Click

Review by Jason Gaston

 

Should this movie have been called Click or Shtick because it's all the same thing. Adam Sandler and a load of low brow jokes and tomfoolery. It's old, right? Well, up until the last thirty minutes of this movie I would agree... but after seeing this movie in it's entirety, it's something more.

Not a whole lot more, but it is more.

Click is a movie about an overworked and overstressed family man (Adam Sandler) who is given a magical universal remote which can let him fast foreword and rewind his life as he sees fit. However, the gift soon becomes a curse as Sandler soon finds himself skipping over everything he thought was mundane and missing out on the things that are very important to him.

And there's farting... slapstick... and dogs humping stuffed animals.

I called it Shtick earlier because I really am getting bored with it. Keep in mind, I am one of Adam Sandler's biggest supporters but after crapfests like Little Nicky and Eight Crazy Nights, it's starting to get hard to stand behind him when he stays with the same stale material.

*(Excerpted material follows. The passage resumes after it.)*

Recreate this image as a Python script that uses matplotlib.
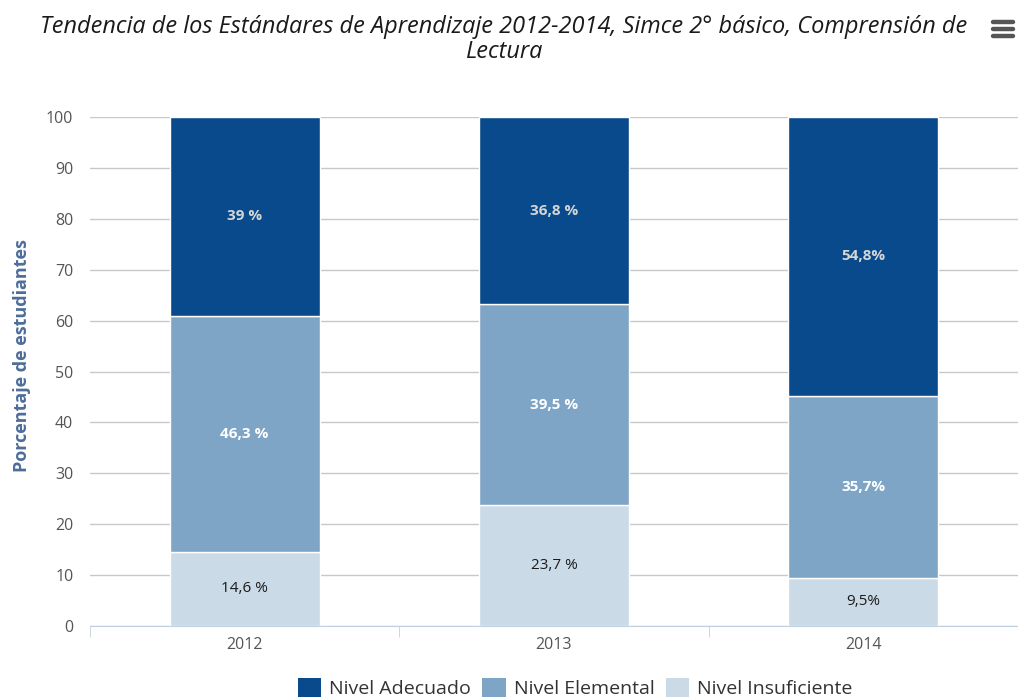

Because of this, the comedy of Click is mediocre at best. Sure, there are the occasional chuckles, but that's all you get... chuckles. Nothing like a gut-busting guffaw while watching Bob Barker beat up Happy Gilmore. Just a The Longest Yard chuckle as if your sense of humor says, "Oh, isn't that nice?"

What elevates Click is the final thirty minutes when the movie goes from being a special effect driven slapstick comedy to an emotional movie about life, death, and missing everything in between. To tell you the truth, some of it made even one as cynical as I misty-eyed and I found it much... much more interesting than anything that came before.
It's nice, but nothing special... the problem is, it should have been.

And so, that's my conundrum. Does thirty minutes of a great movie make up for an hour of tedium? Honestly, no. Not by a long shot. What it does is make me ache for the movie that could have been as opposed to the one that is. If the slapstick and potty humor has been left out in favor of the family drama of the final act, Click could have been a feather in Sandler's cap instead of something mildly cute and completely forgettable.

Let's call this one a near-classic than never completely gells. It's nice, but nothing special... the problem is, it should have been.